3.2 继续pretrain-->mlm

# coding=utf-8

import jieba
from pkuseg import pkuseg
from transformers import BertConfig, BertForMaskedLM, DataCollatorForWholeWordMask, \
    BertTokenizer, TrainingArguments, Trainer, DataCollatorForLanguageModeling, BartForCausalLM, \
    LEDForConditionalGeneration, LineByLineTextDataset
from torch.utils.data import Dataset
from tqdm import tqdm
import torch




class pretrain_dataset(Dataset):

    def __init__(self, path, tokenizer, dup_factor=5,max_length=512): # dup_factor : dynamic mask for 5 times
        self.examples = []
        with open(path,'r',encoding='utf-8') as f:
            total_data = f.readlines()
            with tqdm(total_data * dup_factor) as loader:
                for data in loader:
                    # clean data
                    data = data.replace('\n', '').replace('\r', '').replace('\t','').replace(' ','').replace('　', '')
                    # chinese_ref = self.get_new_segment(data)
                    input_ids = tokenizer.encode_plus(data,truncation=True,max_length=max_length).input_ids
                    dict_data = {'input_ids' : input_ids} #, 'chinese_ref' : chinese_ref
                    self.examples.append(dict_data)
                    loader.set_description(f'loading data')

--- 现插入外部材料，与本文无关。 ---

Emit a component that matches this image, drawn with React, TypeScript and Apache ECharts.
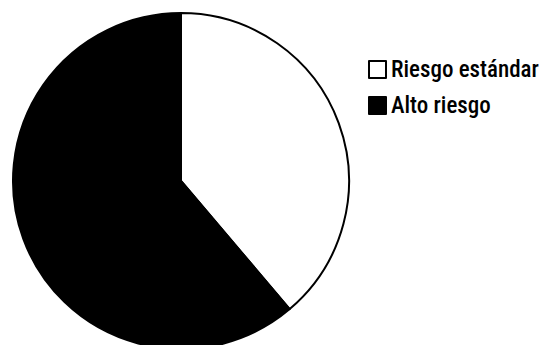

    def get_new_segment(self,segment):
        """
            使用分词工具获取 whole word mask
            用于wwm预训练
            e.g [喜,欢]-> [喜，##欢]
        """
        seq_cws = jieba.cut("".join(segment))  # 利用jieba分词
        # seq_cws = segment
        chinese_ref = []
        index = 1
        for seq in seq_cws:
            for i, word in enumerate(seq):
                if i>0:
                    chinese_ref.append(index)
                index +=1
        return chinese_ref

    def __getitem__(self, index):
        return self.examples[index]

    def __len__(self):
        return len(self.examples)


if __name__ == '__main__':
    # configuration
    epoch = 100
    batch_size = 4
    pretrian_model = r'...'
    train_file = r'train_nlpcc.txt'
    test_file = r'test_nlpcc.txt'
    save_epoch = 1 # every 10 epoch save checkpoint
   
    device = 'cuda' if torch.cuda.is_available() else 'cpu'

    
    config = BertConfig.from_pretrained(pretrian_model)
    tokenizer = BertTokenizer.from_pretrained(pretrian_model)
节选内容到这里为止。